» TO DO:
Among the lines below, count those with "React". Give only the number.

▼

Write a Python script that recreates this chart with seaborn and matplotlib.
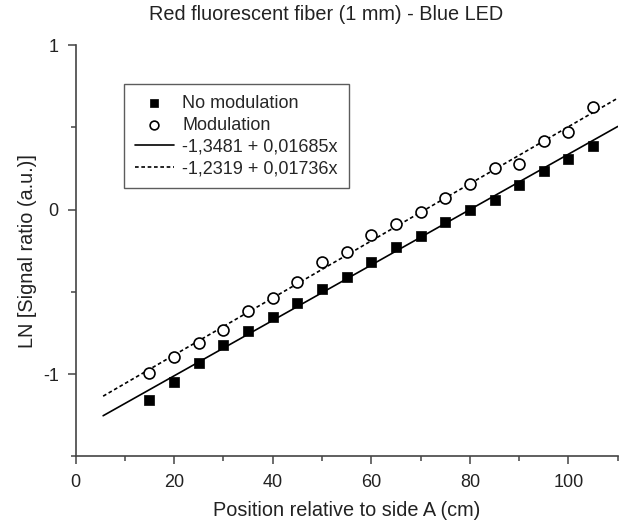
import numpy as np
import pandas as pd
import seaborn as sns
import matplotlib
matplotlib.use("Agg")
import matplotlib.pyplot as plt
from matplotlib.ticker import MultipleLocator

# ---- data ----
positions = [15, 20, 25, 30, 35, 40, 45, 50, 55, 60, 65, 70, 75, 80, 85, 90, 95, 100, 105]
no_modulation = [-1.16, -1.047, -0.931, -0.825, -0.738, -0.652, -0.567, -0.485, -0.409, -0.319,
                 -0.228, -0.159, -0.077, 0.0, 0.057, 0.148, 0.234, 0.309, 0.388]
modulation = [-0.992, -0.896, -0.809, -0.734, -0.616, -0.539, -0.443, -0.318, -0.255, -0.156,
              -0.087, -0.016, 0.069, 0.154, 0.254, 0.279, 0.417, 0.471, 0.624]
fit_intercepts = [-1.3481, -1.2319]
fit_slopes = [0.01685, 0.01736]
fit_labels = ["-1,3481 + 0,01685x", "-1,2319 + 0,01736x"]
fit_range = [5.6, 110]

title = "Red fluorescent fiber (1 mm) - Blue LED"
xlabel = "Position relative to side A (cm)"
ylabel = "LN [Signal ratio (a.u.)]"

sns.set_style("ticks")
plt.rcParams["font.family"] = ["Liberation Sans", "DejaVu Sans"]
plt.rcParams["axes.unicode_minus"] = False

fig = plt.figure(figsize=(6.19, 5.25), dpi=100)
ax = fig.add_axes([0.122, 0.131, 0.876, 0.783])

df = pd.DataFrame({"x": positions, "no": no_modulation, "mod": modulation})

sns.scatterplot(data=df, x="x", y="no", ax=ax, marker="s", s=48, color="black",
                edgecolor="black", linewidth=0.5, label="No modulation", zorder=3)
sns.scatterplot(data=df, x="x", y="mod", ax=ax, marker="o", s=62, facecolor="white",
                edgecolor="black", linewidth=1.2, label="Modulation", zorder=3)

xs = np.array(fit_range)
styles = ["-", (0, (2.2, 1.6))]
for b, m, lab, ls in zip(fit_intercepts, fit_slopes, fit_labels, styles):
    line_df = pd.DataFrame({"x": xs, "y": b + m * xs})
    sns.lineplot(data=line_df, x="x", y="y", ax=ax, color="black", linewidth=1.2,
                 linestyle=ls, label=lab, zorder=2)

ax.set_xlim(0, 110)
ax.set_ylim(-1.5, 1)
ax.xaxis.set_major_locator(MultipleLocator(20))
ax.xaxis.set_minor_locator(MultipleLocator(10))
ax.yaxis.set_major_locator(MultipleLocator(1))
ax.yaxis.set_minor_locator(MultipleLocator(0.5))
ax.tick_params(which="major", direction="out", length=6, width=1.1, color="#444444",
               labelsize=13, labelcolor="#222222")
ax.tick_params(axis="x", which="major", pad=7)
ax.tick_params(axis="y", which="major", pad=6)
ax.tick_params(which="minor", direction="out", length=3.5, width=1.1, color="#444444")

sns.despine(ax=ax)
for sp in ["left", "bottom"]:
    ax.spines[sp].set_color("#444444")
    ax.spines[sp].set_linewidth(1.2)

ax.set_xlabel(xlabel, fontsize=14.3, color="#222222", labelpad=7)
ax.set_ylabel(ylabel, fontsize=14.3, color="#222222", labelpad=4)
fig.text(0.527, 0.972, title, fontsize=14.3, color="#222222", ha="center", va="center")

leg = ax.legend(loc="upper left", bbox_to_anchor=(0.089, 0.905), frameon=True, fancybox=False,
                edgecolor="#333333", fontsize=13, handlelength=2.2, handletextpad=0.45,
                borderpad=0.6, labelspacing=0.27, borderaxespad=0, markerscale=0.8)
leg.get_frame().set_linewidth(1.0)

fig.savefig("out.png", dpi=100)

▲
▼

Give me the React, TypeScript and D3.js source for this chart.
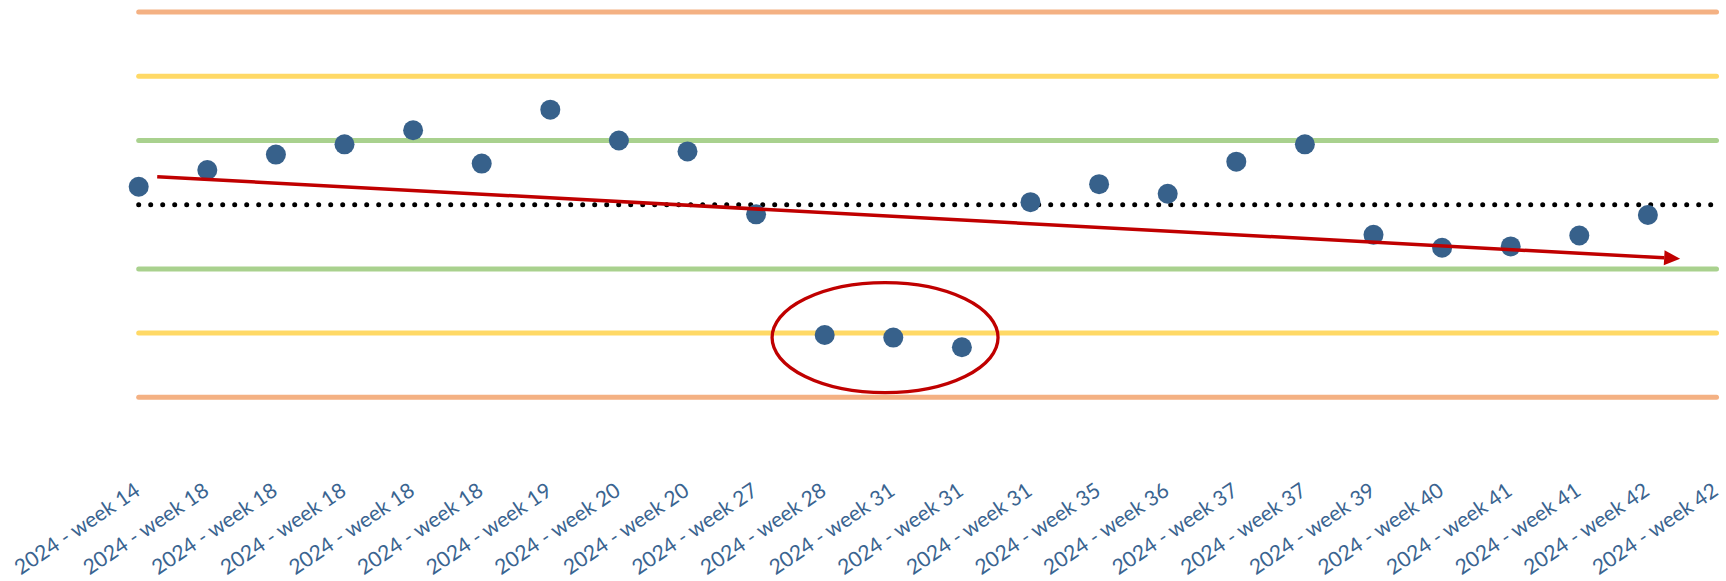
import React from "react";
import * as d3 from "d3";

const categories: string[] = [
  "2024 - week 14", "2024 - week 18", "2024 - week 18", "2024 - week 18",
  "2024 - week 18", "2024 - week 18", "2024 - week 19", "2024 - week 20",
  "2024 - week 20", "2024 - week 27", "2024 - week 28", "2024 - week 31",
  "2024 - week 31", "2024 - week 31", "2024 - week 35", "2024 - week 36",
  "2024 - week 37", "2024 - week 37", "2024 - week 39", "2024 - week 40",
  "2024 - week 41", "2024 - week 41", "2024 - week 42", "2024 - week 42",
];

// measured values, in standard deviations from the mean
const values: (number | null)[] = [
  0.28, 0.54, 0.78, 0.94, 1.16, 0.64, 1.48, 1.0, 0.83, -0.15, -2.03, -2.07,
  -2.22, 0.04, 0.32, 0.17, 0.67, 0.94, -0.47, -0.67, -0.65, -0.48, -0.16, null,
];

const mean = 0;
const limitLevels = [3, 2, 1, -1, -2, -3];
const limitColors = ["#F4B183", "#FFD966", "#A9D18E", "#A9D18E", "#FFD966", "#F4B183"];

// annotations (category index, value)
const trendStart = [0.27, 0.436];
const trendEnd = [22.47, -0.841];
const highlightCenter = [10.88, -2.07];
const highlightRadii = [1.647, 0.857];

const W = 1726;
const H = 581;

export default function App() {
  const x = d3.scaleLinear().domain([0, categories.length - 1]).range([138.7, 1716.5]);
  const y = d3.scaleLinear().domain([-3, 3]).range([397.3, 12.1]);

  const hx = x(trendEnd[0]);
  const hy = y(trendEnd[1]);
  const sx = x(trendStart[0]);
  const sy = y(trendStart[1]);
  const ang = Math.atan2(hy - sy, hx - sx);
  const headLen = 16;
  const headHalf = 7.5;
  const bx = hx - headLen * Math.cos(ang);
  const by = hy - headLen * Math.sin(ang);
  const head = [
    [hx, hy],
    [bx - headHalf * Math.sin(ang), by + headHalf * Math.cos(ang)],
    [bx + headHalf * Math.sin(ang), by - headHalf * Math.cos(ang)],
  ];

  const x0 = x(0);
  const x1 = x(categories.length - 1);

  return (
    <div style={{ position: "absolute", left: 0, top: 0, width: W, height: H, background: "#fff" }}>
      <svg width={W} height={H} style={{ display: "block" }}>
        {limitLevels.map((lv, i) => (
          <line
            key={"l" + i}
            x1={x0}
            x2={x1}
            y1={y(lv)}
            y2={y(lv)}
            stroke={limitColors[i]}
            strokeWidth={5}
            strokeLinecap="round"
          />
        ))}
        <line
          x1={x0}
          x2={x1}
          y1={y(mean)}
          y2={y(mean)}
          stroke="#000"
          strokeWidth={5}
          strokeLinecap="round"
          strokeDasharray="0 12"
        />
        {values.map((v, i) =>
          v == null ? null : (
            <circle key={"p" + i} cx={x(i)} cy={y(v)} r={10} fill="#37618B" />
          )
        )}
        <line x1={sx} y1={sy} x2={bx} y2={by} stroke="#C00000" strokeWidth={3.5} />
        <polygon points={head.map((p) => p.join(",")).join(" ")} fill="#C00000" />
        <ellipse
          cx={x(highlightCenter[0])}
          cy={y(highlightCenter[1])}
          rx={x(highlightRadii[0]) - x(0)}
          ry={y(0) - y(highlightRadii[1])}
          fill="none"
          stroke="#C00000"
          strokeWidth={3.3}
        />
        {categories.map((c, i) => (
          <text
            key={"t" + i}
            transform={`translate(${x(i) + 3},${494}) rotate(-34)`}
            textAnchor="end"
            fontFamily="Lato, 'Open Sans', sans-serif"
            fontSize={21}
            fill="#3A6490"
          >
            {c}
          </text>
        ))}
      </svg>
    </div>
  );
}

▲
▼

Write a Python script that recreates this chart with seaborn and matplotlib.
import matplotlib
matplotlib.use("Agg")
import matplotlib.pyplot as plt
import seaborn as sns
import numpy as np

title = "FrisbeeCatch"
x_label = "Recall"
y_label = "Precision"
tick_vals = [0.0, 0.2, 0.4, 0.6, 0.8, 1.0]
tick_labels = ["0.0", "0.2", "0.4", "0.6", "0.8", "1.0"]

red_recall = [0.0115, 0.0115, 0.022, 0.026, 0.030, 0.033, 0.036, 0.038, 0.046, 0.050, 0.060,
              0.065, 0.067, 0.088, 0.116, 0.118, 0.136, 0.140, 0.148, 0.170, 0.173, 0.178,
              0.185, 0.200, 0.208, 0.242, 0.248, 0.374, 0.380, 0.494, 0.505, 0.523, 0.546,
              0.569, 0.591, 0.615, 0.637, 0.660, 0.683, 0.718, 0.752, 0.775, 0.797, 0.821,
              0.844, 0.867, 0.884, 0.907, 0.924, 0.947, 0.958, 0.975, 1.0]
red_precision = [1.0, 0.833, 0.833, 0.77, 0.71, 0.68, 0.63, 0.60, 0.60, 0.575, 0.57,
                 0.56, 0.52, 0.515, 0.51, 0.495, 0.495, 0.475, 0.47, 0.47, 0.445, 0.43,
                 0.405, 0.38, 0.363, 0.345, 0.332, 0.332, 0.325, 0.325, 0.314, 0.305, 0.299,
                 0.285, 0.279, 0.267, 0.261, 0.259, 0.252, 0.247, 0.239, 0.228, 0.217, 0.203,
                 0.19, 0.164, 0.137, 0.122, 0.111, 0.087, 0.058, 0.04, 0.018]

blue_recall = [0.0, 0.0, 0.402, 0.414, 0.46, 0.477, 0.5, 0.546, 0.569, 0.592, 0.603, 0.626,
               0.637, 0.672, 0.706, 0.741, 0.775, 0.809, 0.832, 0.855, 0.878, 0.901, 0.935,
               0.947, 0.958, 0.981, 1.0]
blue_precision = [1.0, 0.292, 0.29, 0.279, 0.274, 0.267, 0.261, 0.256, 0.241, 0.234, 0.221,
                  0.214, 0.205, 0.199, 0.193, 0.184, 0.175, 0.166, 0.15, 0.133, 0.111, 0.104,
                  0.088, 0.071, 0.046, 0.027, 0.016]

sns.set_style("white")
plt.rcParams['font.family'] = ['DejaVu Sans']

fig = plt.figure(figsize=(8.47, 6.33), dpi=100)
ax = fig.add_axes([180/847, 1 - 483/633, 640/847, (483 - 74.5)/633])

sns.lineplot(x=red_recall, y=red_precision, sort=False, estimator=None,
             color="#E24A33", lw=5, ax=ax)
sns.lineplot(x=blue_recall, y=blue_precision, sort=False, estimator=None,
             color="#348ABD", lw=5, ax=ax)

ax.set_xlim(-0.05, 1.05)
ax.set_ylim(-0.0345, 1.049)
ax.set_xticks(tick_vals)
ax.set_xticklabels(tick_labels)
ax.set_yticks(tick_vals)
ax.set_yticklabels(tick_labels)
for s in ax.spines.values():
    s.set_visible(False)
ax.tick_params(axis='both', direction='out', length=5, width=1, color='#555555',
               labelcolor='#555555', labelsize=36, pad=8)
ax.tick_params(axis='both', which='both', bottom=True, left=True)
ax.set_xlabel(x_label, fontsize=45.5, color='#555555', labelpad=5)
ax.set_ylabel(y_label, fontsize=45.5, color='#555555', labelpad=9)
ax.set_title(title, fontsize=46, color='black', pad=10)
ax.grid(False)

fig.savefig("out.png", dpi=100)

▲

» WRITTEN SOLUTION:
2